Compound interest is interest or investment growth earned on both the original money and previous interest or growth already added to the balance.
Compound interest in plain English
Compound interest means your money earns interest, and then that interest can also earn interest. In investing, the same idea applies when growth is reinvested and becomes part of the amount that can grow in future.
Simple interest only pays growth on the original amount. Compound interest pays growth on a growing balance. That is why compounding can start slowly but become more powerful over time.
For example, if £1,000 earns 5% interest, the first year’s interest is £50. If that £50 stays in the account, the next year’s interest can be calculated on £1,050 rather than only the original £1,000.
Compounding is especially useful for long-term saving and investing. The more time money has to stay invested or saved, the more chances previous growth has to create future growth.

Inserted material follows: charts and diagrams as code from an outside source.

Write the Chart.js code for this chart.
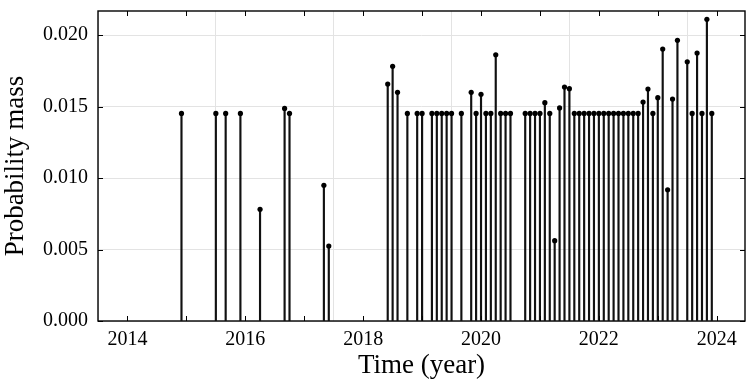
<!DOCTYPE html>
<html>
<head>
<meta charset="utf-8">
<script src="https://cdn.jsdelivr.net/npm/chart.js@4"></script>
<style>
  html, body { margin: 0; padding: 0; background: #fff; }
  #wrap { width: 756px; height: 382px; }
</style>
</head>
<body>
<div id="wrap"><canvas id="stemChart" width="756" height="382"></canvas></div>
<script>
// months that have a probability mass (YYYY-MM)
const stemDates = [
  "2014-12", "2015-07", "2015-09", "2015-12", "2016-04", "2016-09", "2016-10",
  "2017-05", "2017-06",
  "2018-06", "2018-07", "2018-08", "2018-10", "2018-12",
  "2019-01", "2019-03", "2019-04", "2019-05", "2019-06", "2019-07", "2019-09",
  "2019-11", "2019-12",
  "2020-01", "2020-02", "2020-03", "2020-04", "2020-05", "2020-06", "2020-07",
  "2020-10", "2020-11", "2020-12",
  "2021-01", "2021-02", "2021-03", "2021-04", "2021-05", "2021-06", "2021-07",
  "2021-08", "2021-09", "2021-10", "2021-11", "2021-12",
  "2022-01", "2022-02", "2022-03", "2022-04", "2022-05", "2022-06", "2022-07",
  "2022-08", "2022-09", "2022-10", "2022-11", "2022-12",
  "2023-01", "2023-02", "2023-03", "2023-04", "2023-05", "2023-07", "2023-08",
  "2023-09", "2023-10", "2023-11", "2023-12"
];

const stemMass = [
  0.01452, 0.01452, 0.01452, 0.01452, 0.00781, 0.01487, 0.01452,
  0.00949, 0.00524,
  0.01657, 0.01781, 0.01599, 0.01452, 0.01452,
  0.01452, 0.01452, 0.01452, 0.01452, 0.01452, 0.01452, 0.01452,
  0.01599, 0.01452,
  0.01585, 0.01452, 0.01452, 0.01862, 0.01452, 0.01452, 0.01452,
  0.01452, 0.01452, 0.01452,
  0.01452, 0.01527, 0.01452, 0.00562, 0.01490, 0.01636, 0.01625,
  0.01452, 0.01452, 0.01452, 0.01452, 0.01452,
  0.01452, 0.01452, 0.01452, 0.01452, 0.01452, 0.01452, 0.01452,
  0.01452, 0.01452, 0.01531, 0.01622, 0.01452,
  0.01562, 0.01902, 0.00918, 0.01552, 0.01963, 0.01813, 0.01452,
  0.01874, 0.01452, 0.02110, 0.01452
];

const xTicks = [2014, 2015, 2016, 2017, 2018, 2019, 2020, 2021, 2022, 2023, 2024];
const yTicks = [0, 0.005, 0.010, 0.015, 0.020];

const toYear = d => {
  const [yr, mo] = d.split("-").map(Number);
  return yr + (mo - 1) / 12;
};

const points = stemDates.map((d, i) => ({ x: toYear(d), y: stemMass[i] }));

const serif = "'Liberation Serif', 'Times New Roman', serif";

// box + inward tick marks like the matplotlib science style
const frameTicks = {
  id: "frameTicks",
  afterDatasetsDraw(chart) {
    const { ctx, chartArea: a, scales } = chart;
    const len = 5;
    ctx.save();
    ctx.strokeStyle = "#000";
    ctx.lineWidth = 1;
    ctx.beginPath();
    scales.x.ticks.forEach(t => {
      const px = Math.round(scales.x.getPixelForValue(t.value)) + 0.5;
      ctx.moveTo(px, a.bottom); ctx.lineTo(px, a.bottom - len);
      ctx.moveTo(px, a.top); ctx.lineTo(px, a.top + len);
    });
    scales.y.ticks.forEach(t => {
      const py = Math.round(scales.y.getPixelForValue(t.value)) + 0.5;
      ctx.moveTo(a.left, py); ctx.lineTo(a.left + len, py);
      ctx.moveTo(a.right, py); ctx.lineTo(a.right - len, py);
    });
    ctx.stroke();
    ctx.lineWidth = 1.4;
    ctx.strokeRect(a.left, a.top, a.right - a.left, a.bottom - a.top);
    ctx.restore();
  }
};

new Chart(document.getElementById("stemChart"), {
  type: "bar",
  data: {
    datasets: [
      {
        type: "scatter",
        data: points,
        order: 0,
        pointRadius: 2.6,
        pointHoverRadius: 2.6,
        pointBackgroundColor: "#000",
        pointBorderWidth: 0
      },
      {
        type: "bar",
        data: points,
        order: 1,
        barThickness: 1.5,
        backgroundColor: "#111",
        borderWidth: 0
      }
    ]
  },
  options: {
    responsive: false,
    animation: false,
    layout: { padding: { top: 11, right: 11, left: 0, bottom: 0 } },
    plugins: {
      legend: { display: false },
      tooltip: { enabled: false }
    },
    scales: {
      x: {
        type: "linear",
        offset: false,
        min: 2013.5,
        max: 2024.48,
        afterBuildTicks: s => { s.ticks = xTicks.map(v => ({ value: v })); },
        afterFit: s => { s.height = 61; },
        border: { display: false },
        grid: {
          drawTicks: false,
          lineWidth: 1,
          color: c => (c.tick && c.tick.value % 2 === 0) ? "#e3e3e3" : "rgba(0,0,0,0)"
        },
        ticks: {
          padding: 7,
          color: "#000",
          font: { family: serif, size: 20 },
          maxRotation: 0,
          autoSkip: false,
          callback: v => (v % 2 === 0 ? String(v) : "")
        },
        title: {
          display: true,
          text: "Time (year)",
          color: "#000",
          font: { family: serif, size: 27 },
          padding: { top: 0, bottom: 0 }
        }
      },
      y: {
        min: 0,
        max: 0.02168,
        afterBuildTicks: s => { s.ticks = yTicks.map(v => ({ value: v })); },
        afterFit: s => {
          s.width = 98;
          s.paddingTop = 0;
          s.paddingBottom = 0;
        },
        border: { display: false },
        grid: { drawTicks: false, lineWidth: 1, color: "#e3e3e3" },
        ticks: {
          padding: 10,
          color: "#000",
          font: { family: serif, size: 20 },
          callback: v => v.toFixed(3)
        },
        title: {
          display: true,
          text: "Probability mass",
          color: "#000",
          font: { family: serif, size: 27 },
          padding: { top: 0, bottom: 0 }
        }
      }
    }
  },
  plugins: [frameTicks]
});
</script>
</body>
</html>
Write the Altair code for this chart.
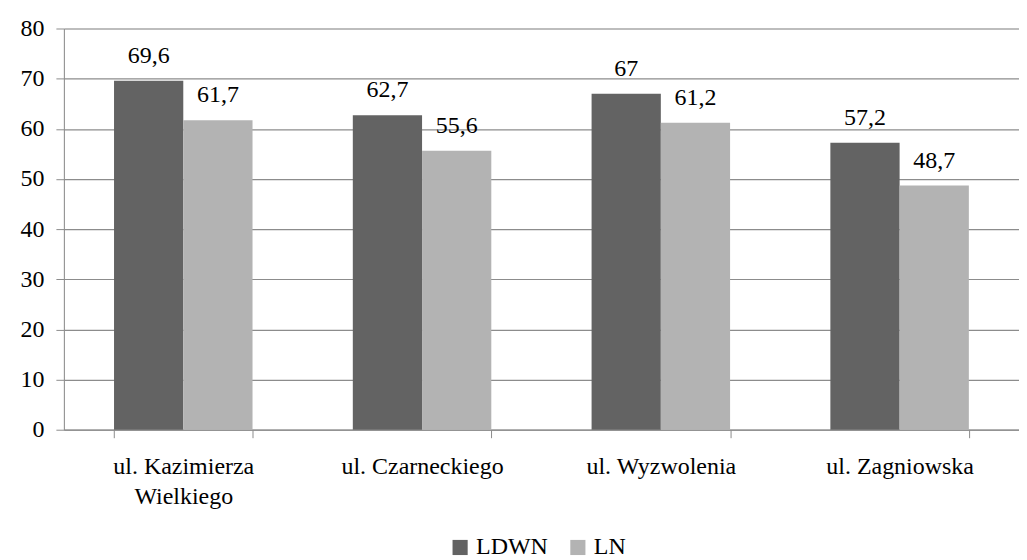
import altair as alt
import pandas as pd

categories = ["ul. Kazimierza\nWielkiego", "ul. Czarneckiego", "ul. Wyzwolenia", "ul. Zagniowska"]
series = ["LDWN", "LN"]
ldwn = [69.6, 62.7, 67, 57.2]
ln = [61.7, 55.6, 61.2, 48.7]
colors = ["#636363", "#b3b3b3"]

rows = []
for i, c in enumerate(categories):
    rows.append({"cat": c, "series": "LDWN", "value": ldwn[i]})
    rows.append({"cat": c, "series": "LN", "value": ln[i]})
df = pd.DataFrame(rows)

FONT = "'Liberation Serif', 'DejaVu Serif', serif"
FS = 24

base = alt.Chart(df).encode(
    x=alt.X("cat:N", sort=categories, title=None,
            scale=alt.Scale(paddingInner=0.42, paddingOuter=0.21),
            axis=alt.Axis(labelExpr="split(datum.label, '\\n')", labelAngle=0,
                          labelFontSize=FS, labelFont=FONT, labelColor="#000",
                          labelLineHeight=30, labelPadding=17,
                          tickBand="extent", tickSize=8, tickColor="#8c8c8c",
                          domainColor="#8c8c8c", grid=False)),
    xOffset=alt.XOffset("series:N", sort=series, scale=alt.Scale(paddingInner=0, paddingOuter=0)),
)

bars = base.mark_bar().encode(
    y=alt.Y("value:Q", title=None,
            scale=alt.Scale(domain=[0, 80], nice=False),
            axis=alt.Axis(values=list(range(0, 81, 10)), labelFontSize=FS, labelFont=FONT,
                          labelColor="#000", labelPadding=12, tickSize=8,
                          tickColor="#8c8c8c", domainColor="#8c8c8c",
                          gridColor="#8c8c8c", gridWidth=1.2)),
    color=alt.Color("series:N", sort=series,
                    scale=alt.Scale(domain=series, range=colors),
                    legend=alt.Legend(orient="none", legendX=385, legendY=508,
                                      title=None, direction="horizontal",
                                      symbolType="square", symbolSize=230, symbolStrokeWidth=0,
                                      labelFontSize=FS, labelFont=FONT, labelColor="#000",
                                      columnPadding=18, symbolOffset=0)),
)

text = base.mark_text(baseline="alphabetic", dy=-18, fontSize=FS, font=FONT, color="#000").encode(
    y=alt.Y("value:Q"),
    text=alt.Text("label:N"),
).transform_calculate(label="replace(toString(datum.value), '.', ',')")

chart = alt.layer(bars, text).properties(
    width=957, height=402,
    padding={"top": 8, "left": 12, "right": 0, "bottom": 0},
).configure_view(stroke=None).configure(background="#ffffff")

chart.save("out.html", embed_options={"renderer": "svg", "actions": False})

Compound interest is not magic and it is not always guaranteed. Cash interest can be fixed or variable. Investment returns can rise and fall. But the basic principle is the same: leaving growth inside the account can help the balance build faster over time.
Compound interest formula
The basic formula for a lump sum is:
future_value = present_value × (1 + rate) ^ years
Where:
present_value = starting amount
rate = annual interest or return rate
years = number of years
Regular monthly contributions make the calculation more detailed because each payment has a different amount of time to grow. That is where a compound interest calculator is more useful than a simple formula.

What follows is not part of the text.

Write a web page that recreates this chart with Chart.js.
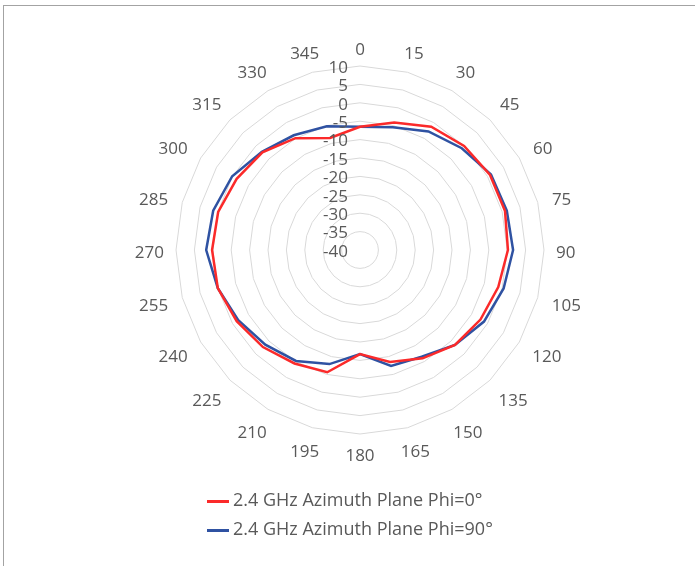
<!DOCTYPE html>
<html>
<head>
<meta charset="utf-8">
<script src="https://cdn.jsdelivr.net/npm/chart.js@4.4.1/dist/chart.umd.min.js"></script>
<style>
    body { margin: 0; background: #fff; font-family: 'Open Sans', sans-serif; }
    #wrap { position: relative; width: 695px; height: 566px; overflow: hidden; }
    #frame { position: absolute; left: 3px; top: 5px; width: 800px; height: 700px; border: 1px solid #a3a3a3; }
    #chart { position: absolute; left: 0; top: 0; }
    #legend { position: absolute; left: 207px; top: 485px; }
    .item { height: 29px; line-height: 29px; font-size: 18px; color: #595959; white-space: nowrap; }
    .swatch { display: inline-block; width: 22px; height: 3px; vertical-align: middle; margin-right: 4px; position: relative; top: 0px; }
</style>
</head>
<body>
<div id="wrap">
    <div id="frame"></div>
    <canvas id="chart" width="695" height="566"></canvas>
    <div id="legend"></div>
</div>
<script>
// angles (degrees)
const angles = ['0', '15', '30', '45', '60', '75', '90', '105', '120', '135', '150', '165',
                '180', '195', '210', '225', '240', '255', '270', '285', '300', '315', '330', '345'];

// gain in dBi
const phi0 = [-6.5, -4.1, -1.3, 0, 0.8, 0.8, 0.2, -1.1, -2.2, -3.5, -6.0, -8.5,
              -11.7, -5.6, -4.4, -2.7, -1.3, 0, 0.2, -0.1, -1.3, -2.5, -4.9, -8.5];
const phi90 = [-6.5, -5.5, -2.8, -0.9, 1.1, 1.3, 1.6, 0.4, -1.1, -3.5, -6.5, -7.4,
               -11.7, -7.9, -5.2, -3.6, -1.8, 0, 1.8, 1.3, 0.1, -2.3, -4.0, -5.2];

const seriesNames = ['2.4 GHz Azimuth Plane Phi=0°', '2.4 GHz Azimuth Plane Phi=90°'];
const axisMin = -40;
const axisMax = 10;
const axisStep = 5;

const FONT = "17px 'Open Sans', sans-serif";
const TEXT_COLOR = '#595959';

Chart.defaults.font.family = "'Open Sans', sans-serif";
Chart.defaults.color = TEXT_COLOR;

// Excel-style labels: ticks right-aligned left of the vertical spoke,
// angle labels sitting just outside the outer ring
const excelLabels = {
    id: 'excelLabels',
    afterDatasetsDraw(chart) {
        const s = chart.scales.r;
        const ctx = chart.ctx;
        ctx.save();
        ctx.font = FONT;
        ctx.fillStyle = TEXT_COLOR;
        ctx.textBaseline = 'middle';

        ctx.textAlign = 'right';
        s.ticks.forEach(t => {
            const y = s.yCenter - s.getDistanceFromCenterForValue(t.value);
            ctx.fillText(t.label, s.xCenter - 12, y + 2);
        });

        ctx.textAlign = 'center';
        chart.data.labels.forEach((lab, i) => {
            const a = s.getIndexAngle(i);
            const d = s.drawingArea + 12 + 6 * Math.abs(Math.sin(2 * a));
            const p = s.getPointPosition(i, d);
            const dx = (p.x - s.xCenter) / d;
            const dy = (p.y - s.yCenter) / d;
            const w = ctx.measureText(lab).width;
            ctx.fillText(lab, p.x + dx * w / 2, p.y + dy * 7 + 3);
        });
        ctx.restore();
    }
};

const chart = new Chart(document.getElementById('chart').getContext('2d'), {
    type: 'radar',
    data: {
        labels: angles,
        datasets: [
            {
                label: seriesNames[0],
                data: phi0,
                borderColor: '#fb2a2a',
                backgroundColor: 'transparent',
                borderWidth: 2.5,
                pointRadius: 0,
                fill: false
            },
            {
                label: seriesNames[1],
                data: phi90,
                borderColor: '#2f52a2',
                backgroundColor: 'transparent',
                borderWidth: 2.5,
                pointRadius: 0,
                fill: false
            }
        ]
    },
    options: {
        responsive: false,
        animation: false,
        layout: { padding: { left: 26, right: 0, top: 66, bottom: 132 } },
        plugins: {
            legend: { display: false },
            tooltip: { enabled: false }
        },
        scales: {
            r: {
                min: axisMin,
                max: axisMax,
                ticks: { stepSize: axisStep, display: false },
                grid: { color: '#d9d9d9', lineWidth: 1 },
                angleLines: { display: false },
                pointLabels: { display: false }
            }
        }
    },
    plugins: [excelLabels]
});

// legend stacked in two rows
const legend = document.getElementById('legend');
chart.data.datasets.forEach(ds => {
    const div = document.createElement('div');
    div.className = 'item';
    div.innerHTML = `<span class="swatch" style="background:${ds.borderColor}"></span>${ds.label}`;
    legend.appendChild(div);
});
</script>
</body>
</html>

Calculate compound interest
Use the calculator to test a starting balance, monthly contribution, expected rate and timeframe. It can help show how much of the final value comes from your contributions and how much comes from growth.
Compound Interest Calculator
Project long-term savings or investment growth with monthly contributions.
Example of compound interest
The longer money compounds, the bigger the effect can become. This example assumes a £1,000 starting balance, £100 monthly contribution and 5% annual growth.
| Timeframe | Amount contributed | Estimated final value | Estimated growth |
|---|---|---|---|
| 10 years | £13,000 | About £16,900 | About £3,900 |
| 20 years | £25,000 | About £43,000 | About £18,000 |
| 30 years | £37,000 | About £85,000 | About £48,000 |
The growth becomes much larger in later years because earlier growth has had more time to compound.
What affects compound interest?
- Time: longer timeframes give growth more years to build on itself.
- Rate: a higher interest or return rate increases the compounding effect.
- Contributions: regular payments add more money for future growth.
- Reinvestment: leaving interest, dividends or returns in the account strengthens compounding.
- Fees and tax: charges and tax can reduce the amount left to compound.
- Inflation: rising prices can reduce the real value of future money.
Planning note: investment growth is not guaranteed. Use realistic assumptions and test lower-return scenarios too.
Compound interest, ISAs and pensions
ISAs and pensions can help compounding because they shelter growth from some taxes. In an ISA, eligible interest, dividends and gains are normally tax-free. In a pension, growth is generally sheltered while the money stays inside the pension.
The best wrapper depends on access and purpose. A Cash ISA may suit short-term savings, a Stocks and Shares ISA may suit flexible long-term investing, and a pension may suit retirement money that does not need to be accessed soon.
Common compound interest mistakes
- Waiting too long to start: time is one of the strongest parts of compounding.
- Withdrawing growth early: removing interest or returns weakens future growth.
- Using unrealistic rates: high assumptions can make projections look too optimistic.
- Ignoring fees: small fees can have a large effect over many years.
- Ignoring inflation: nominal growth may not mean higher real spending power.
- Stopping contributions too often: regular contributions help build the base that compounds.